Заработала лживая, наглая геббельсовская пропаганда. И хотя она была примитивной, хотя перед ним было только "собственное творчество" какого-то малограмотного ортскоменданта, сердце Максима болезненно сжалось.
Враг уже хозяйничал на нашей земле как хотел.
И уже нельзя было безнаказанно подойти, сорвать этот лозунг и крикнуть в голос ошеломленным внезапным вторжением и трагическим поворотом войны людям, что все это ложь, что не быть захватчикам тут хозяевами, что все это только временно...
Подходя к Скальному, он еще издали уведел развороченную бомбой, покосившуюся станционную водокачку...
Первым живым существом, встретившимся Максиму в родном городе, был Дуська Фойгель, сын скальновского аптекаря. А первой новостью размноженное под копирку и расклеенное на телеграфных столбах и на заборах объявление "местной" немецкой жандармерии о задержании и расстреле "большевистского агента-диверсанта, секретаря Скальновского районного комитета комсомола Федора Кравчука..."
16
Он увидел это объявление, едва ступил на перрон возле багажного склада. Глаза как будто ослепило ударом, на миг показалось, будто кто-то внезапно выстрелил ему в грудь. Опустив голову, минуту стоял так, ошеломленный, сдерживая расходившееся сердце.

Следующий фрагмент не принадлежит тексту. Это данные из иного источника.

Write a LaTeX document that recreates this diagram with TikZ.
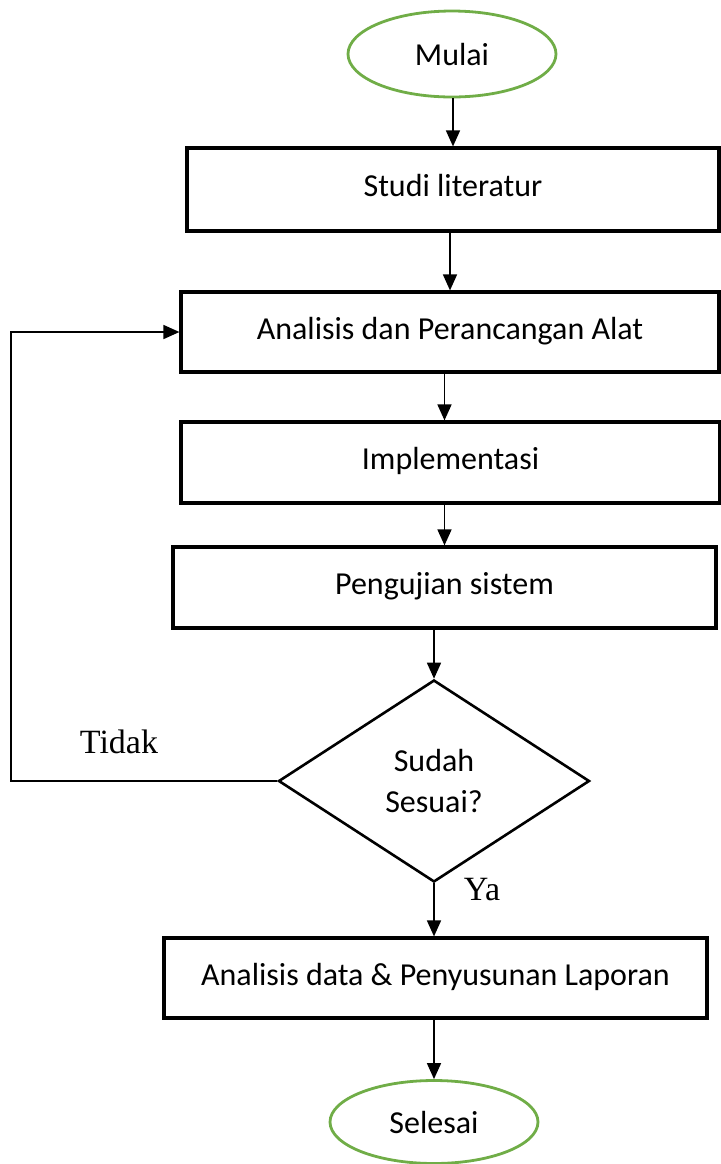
\documentclass[tikz,border=0pt]{standalone}
\usepackage{fontspec}
\setmainfont{Carlito}
\newfontfamily\timesfont{Liberation Serif}
\usetikzlibrary{arrows.meta,shapes}
\definecolor{startgreen}{RGB}{112,173,71}

\begin{document}
\begin{tikzpicture}[
			x=0.5pt, y=-0.5pt,
			font=\fontsize{16}{20.5}\selectfont,
			box/.style={rectangle,draw,line width=1.6pt,text height=11pt,text depth=4pt},
			terminal/.style={ellipse,draw=startgreen,line width=1.4pt,minimum width=104pt},
			line/.style={draw,line width=0.8pt,-{Triangle[length=8pt,width=7pt]}},
			tag/.style={font=\timesfont\fontsize{17}{20}\selectfont},
			]
			\useasboundingbox (0,0) rectangle (721,1164);
			\node [terminal,minimum height=43pt] (mulai) at (452,54) {Mulai};
			\node [box,minimum width=266pt,minimum height=41.5pt] (studi) at (453,189.5) {Studi literatur};
			\node [box,minimum width=269pt,minimum height=40pt] (analisis) at (450,332) {Analisis dan Perancangan Alat};
			\node [box,minimum width=269.5pt,minimum height=40.5pt] (impl) at (450.5,462.5) {Implementasi};
			\node [box,minimum width=271.5pt,minimum height=40.5pt] (uji) at (444.5,587.5) {Pengujian sistem};
			\node [diamond,draw,line width=1.3pt,minimum width=155.5pt,minimum height=101pt,inner sep=0pt,align=center] (cek) at (434,781) {Sudah\\Sesuai?};
			\node [box,minimum width=271.5pt,minimum height=40pt] (lapor) at (435.5,978) {Analisis data \& Penyusunan Laporan};
			\node [terminal,minimum height=41.5pt] (selesai) at (434,1122) {Selesai};
			\node [tag] (tidak) at (119,742) {Tidak};
			\node [tag] (ya) at (482,890) {Ya};
			\coordinate (balik) at (11,778);
			\coordinate (turun) at (analisis.south -| uji.north);
			\path [line] (mulai.south -| studi.north) -- (studi.north);
			\path [line] (studi.south -| analisis.north) -- (analisis.north);
			\path [line] (turun) -- (turun |- impl.north);
			\path [line] (impl.south -| uji.north) -- (uji.north);
			\path [line] (uji.south -| cek.north) -- (cek.north);
			\path [line] (cek.south) -- (cek.south |- lapor.north);
			\path [line] (lapor.south -| selesai.north) -- (selesai.north);
			\path [line] (cek.west) -- (cek.west -| balik) |- (analisis.west);
		\end{tikzpicture}
\end{document}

Федора Кравчука он лично не знал. Его избрали секретарем уже не при Максиме. Да и был Федор не скальновский, а, верно, из областного центра. И все-таки Максим чувствовал себя так, словно потерял вдруг самого родного человека и остался совсем один в чужом и незнакомом месте.

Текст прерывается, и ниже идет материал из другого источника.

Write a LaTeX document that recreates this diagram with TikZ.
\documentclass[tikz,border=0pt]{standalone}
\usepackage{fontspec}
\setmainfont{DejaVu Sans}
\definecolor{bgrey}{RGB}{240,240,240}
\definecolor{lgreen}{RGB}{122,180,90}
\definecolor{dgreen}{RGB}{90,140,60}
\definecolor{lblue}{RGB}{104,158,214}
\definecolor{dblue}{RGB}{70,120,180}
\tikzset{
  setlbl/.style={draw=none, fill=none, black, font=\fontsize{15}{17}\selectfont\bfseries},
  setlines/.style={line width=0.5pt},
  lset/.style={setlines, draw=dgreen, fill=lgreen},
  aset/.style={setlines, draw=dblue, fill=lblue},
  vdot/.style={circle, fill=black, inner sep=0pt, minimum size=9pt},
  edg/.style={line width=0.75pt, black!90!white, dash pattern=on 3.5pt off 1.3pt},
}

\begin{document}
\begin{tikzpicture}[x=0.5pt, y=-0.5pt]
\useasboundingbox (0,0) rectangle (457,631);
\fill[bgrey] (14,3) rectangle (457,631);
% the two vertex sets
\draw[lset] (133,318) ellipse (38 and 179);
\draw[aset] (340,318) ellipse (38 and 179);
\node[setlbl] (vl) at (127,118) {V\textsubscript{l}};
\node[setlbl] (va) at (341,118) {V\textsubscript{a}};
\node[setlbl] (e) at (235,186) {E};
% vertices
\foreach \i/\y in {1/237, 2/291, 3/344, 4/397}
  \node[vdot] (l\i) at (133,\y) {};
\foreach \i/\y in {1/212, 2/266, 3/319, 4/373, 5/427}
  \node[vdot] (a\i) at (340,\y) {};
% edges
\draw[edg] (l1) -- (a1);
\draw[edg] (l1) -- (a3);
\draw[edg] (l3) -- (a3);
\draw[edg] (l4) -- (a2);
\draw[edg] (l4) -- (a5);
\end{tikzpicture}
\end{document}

С первой же минуты один, без связи и руководства...
"Держись, парень, ясно?" - подумал он, усилием воли принуждая себя успокоиться.
- Т-так! Интересуешься, значит, Зализный!
Слова прозвучали настороженно и злорадно.
Максим поднял голову.
В двух шагах от него, сузив глаза, стоял Дуська Фойгель. С винтовкой за плечом, с белой повязкой полицая на рукаве черного пиджака. Взгляд тяжелый, пронзительный.
Когда-то Дуська учился не в "заводской", а в "сельской" - второй школе, но встречались они не однажды и хорошо знали друг друга. Знал Максим и о том, что Дуськин отец был из херсонских немцев-колонистов и года два назад его арестовали органы безопасности.
Максим сдержанно усмехнулся:
- О, Фойгель! Ну, вижу, ты тут ворон не считал!
Дуська не принял шутки. Слегка кивнув на объявление, так, словно Максим и не сказал ничего, переспросил:
- Знал дружка?
- Нет, не довелось. Видно, не здешний?
- Ага, - теперь и Дуська криво усмехнулся одними тонкими губами. "Дружок" мой. Из комсомола меня за отца исключил. Маскировочку с меня сорвал. Через него, гада, никуда учиться не пустили... Ну и я с него тоже маскировочку содрал. Засек... И ваших нет! - И, посуровев, с издевкой и угрозой спросил: - Ну, а ты? Отвоевался, говоришь?
Максим ответил равнодушно, чтоб хоть что-нибудь сказать:
- Вояка из меня... сам видишь... Начали эвакуировать институт, а я домой.
- Документы! - властно приказал Фойгель.
Долго разглядывал паспорт, "белый" военный билет, студенческое удостоверение.
- А в мешке что? Оружие есть? Развяжи!
Возвращая после старательной проверки документы, сказал:
- Ну, иди... пока что... а там посмотрим. Но только чтоб немедленно, сегодня же, зарегистрировался в управе.
"Конечно, посмотрим!" - с отвращением подумал Максим, понимая, что Дуська берет его "на пушку", куражится, хочет власть свою показать. Пропустив мимо ушей последние Дуськины слова, он спросил:
- Про старика моего не слыхал?
- Все железнодорожники дали драпака, угнали их с эшелонами. Ну, да все равно далеко не уйдут, вернутся скоро, если не разбомбят. Он ведь у тебя, кажется, беспартийный?
- Вернется, - не отвечая на Дуськин вопрос, подтвердил Максим, вкладывая свой смысл в это слово. - Обязательно вернется.
Во время боев Скальное дважды переходило из рук в руки, его обстреливала артиллерия, и потому много домов в городке было разбито и сожжено. Почти что вся нагорная часть Максимовой улицы выгорела, только в нижней части ее уцелела хата Кучеренков. За Кучеренками, отделенная от соседней вишневым садом, стояла хата Зализных. Вернее - бывшая хата. Как раз на том месте, где было когда-то родное гнездо, лежали теперь поваленные стены и одиноко торчала уцелевшая, расписанная синими цветами печь.